Once again Thanksgiving is upon us. Although I no longer pay much attention to it, Thanksgiving was a big part of my childhood. Every year my teachers would tell me about how the Pilgrims held the first Thanksgiving dinner, to which they invited their Indian friends, who had helped them survive their first year in North America. Somehow my teachers always neglected to mention that 64 years later the Pilgrims fought a genocidal war against their Indian friends. I suppose they were afraid that might take some of the fun out of the holiday. My teachers struggled mightily to make the Pilgrims seem interesting, but somehow the impression they gave was that the Pilgrims were just a bunch of people who wore dorky clothes and carried funny-looking firearms. Oh, and they liked to eat turkey! My teachers were hamstrung by the fact that they didn’t want to talk about 1) the Pilgrims’ ingratitude toward their Indian friends, and 2) the Pilgrims espoused a virulent form of Calvinism that most modern Americans would find repugnant. For example, it would be awkward for a teacher to have to explain to Catholic children that their Pilgrim forefathers believed that the Pope is the “Anti-Christ”.

My teachers only had one story to tell about the Pilgrims, which they told over and over again. It went like this: John Alden has a crush on Priscilla Mullins, but he can’t bring himself to approach her. One day, John’s commanding officer, Miles Standish, tells him to go to Priscilla and convey his own request for her hand in marriage. Being a spineless chump, John does this. Priscilla responds by saying, “Why don’t you speak for yourself, John?” That’s it. That’s the story. Pretty exciting, eh? I’m told that Longfellow made an epic poem out of this. It must have been a slow week for him.

My family celebrated Thanksgiving every year, despite it being politically problematic. Since my parents were atheists, it wasn’t clear to me whom we were thanking, or even what we should be thankful for. It eventually became apparent to me that the holiday was just an excuse to eat turkey and stuffing – and watch football in the middle of the week. In a funny way, though, Thanksgiving did teach me something about life. When I was a child, nothing appeared to me to be more mouth-watering than a big, fat turkey hot out of the oven. I would have a feeling of eager anticipation as my father would carve it. My heart would beat faster as he put big slices of white breast meat on plate. I would eagerly thrust a large piece in my mouth. I would then be perplexed to find myself chewing on something dry and tasteless. What I learned here is that appearances can be deceiving, and don’t believe the hype.
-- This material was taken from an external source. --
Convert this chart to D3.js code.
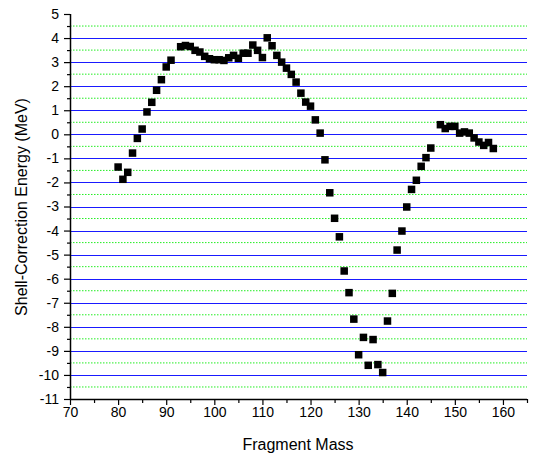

I found that by covering the white meat with gravy or stuffing or mashed potatoes – or a combination of the three – I could make it edible. (Another lesson: be resourceful.) I eventually figured out that the good meat is the dark meat (legs, thighs, wings). As Louis Prima once put it, “The closer to the bone, the sweeter is the meat.” Although I don’t think he was talking about turkeys.

4 Responses to “Thanksgiving”

  1. Renegade Eye Says:

    I like the Louis Prima quote.

    Thanksgiving belongs to no particular religion.

    It is time when a family is more likely to feed a stranger.

    It’s in some ways the best American holiday.

  2. The Spanish Prisoner Says:

    You have a point there. People do seem to be more generous at this time of year.

  3. Dave Semple Says:

    The secret to turkey is definitely the cranberry sauce.

  4. The Spanish Prisoner Says:

    I didn’t care much for cranberry sauce when I was a child, but over the years I’ve come to like it.

    It always struck me as odd that they call it cranberry sauce, since it looks like a gelatinous tube when it comes out of the can.